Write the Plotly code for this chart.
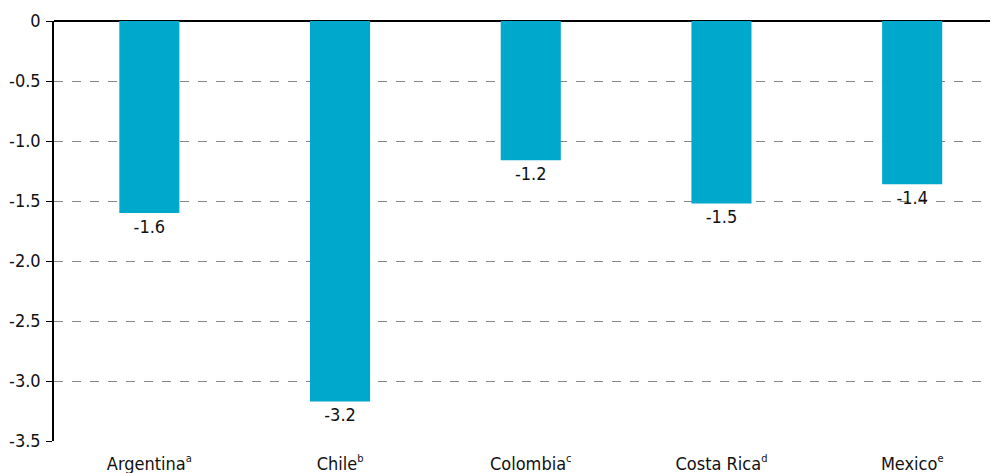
import plotly.graph_objects as go

SUP = "<sup><span style='font-size:11px'>{}</span></sup>"
categories = ["Argentina", "Chile", "Colombia", "Costa Rica", "Mexico"]
notes = ["a", "b", "c", "d", "e"]
values = [-1.60, -3.17, -1.16, -1.52, -1.36]
labels = ["-1.6", "-3.2", "-1.2", "-1.5", "-1.4"]
ytick_vals = [0, -0.5, -1.0, -1.5, -2.0, -2.5, -3.0, -3.5]
ytick_text = ["0", "-0.5", "-1.0", "-1.5", "-2.0", "-2.5", "-3.0", "-3.5"]

FONT = "DejaVu Sans Condensed, Liberation Sans Narrow, sans-serif"

ticktext = [c + SUP.format(n) for c, n in zip(categories, notes)]

fig = go.Figure(go.Bar(
    x=list(range(len(categories))),
    y=values,
    width=0.315,
    marker=dict(color="#00A8CB", line=dict(width=0)),
    text=labels,
    textposition="outside",
    textfont=dict(family=FONT, size=18, color="#111111"),
    cliponaxis=False,
))

# page body has an 8px default margin: compensate in size/margins
fig.update_layout(
    width=990, height=465,
    margin=dict(l=46, r=0, t=13, b=32),
    paper_bgcolor="white", plot_bgcolor="white",
    showlegend=False,
    font=dict(family=FONT, size=18, color="#111111"),
    xaxis=dict(
        range=[-0.5, 4.45],
        tickvals=list(range(len(categories))),
        ticktext=ticktext,
        showgrid=False, zeroline=False, showline=False,
        ticks="", ticklabelstandoff=10,
        tickfont=dict(family=FONT, size=18, color="#111111"),
    ),
    yaxis=dict(
        range=[-3.5, 0],
        tickvals=ytick_vals, ticktext=ytick_text,
        showgrid=True, gridcolor="#888888", griddash="dash", gridwidth=1,
        zeroline=True, zerolinecolor="#000000", zerolinewidth=2,
        showline=True, linecolor="#000000", linewidth=1.5,
        ticks="outside", ticklen=6, tickcolor="#000000",
        ticklabelstandoff=2,
        tickfont=dict(family=FONT, size=18, color="#111111"),
    ),
)

fig.write_html("out.html")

────────

Repeat only what lies between the start of the data and the end of the line containing "ticktext = [c", exactly, with pictures left out.

Solution for this task:
Write the Plotly code for this chart.
import plotly.graph_objects as go

SUP = "<sup><span style='font-size:11px'>{}</span></sup>"
categories = ["Argentina", "Chile", "Colombia", "Costa Rica", "Mexico"]
notes = ["a", "b", "c", "d", "e"]
values = [-1.60, -3.17, -1.16, -1.52, -1.36]
labels = ["-1.6", "-3.2", "-1.2", "-1.5", "-1.4"]
ytick_vals = [0, -0.5, -1.0, -1.5, -2.0, -2.5, -3.0, -3.5]
ytick_text = ["0", "-0.5", "-1.0", "-1.5", "-2.0", "-2.5", "-3.0", "-3.5"]

FONT = "DejaVu Sans Condensed, Liberation Sans Narrow, sans-serif"

ticktext = [c + SUP.format(n) for c, n in zip(categories, notes)]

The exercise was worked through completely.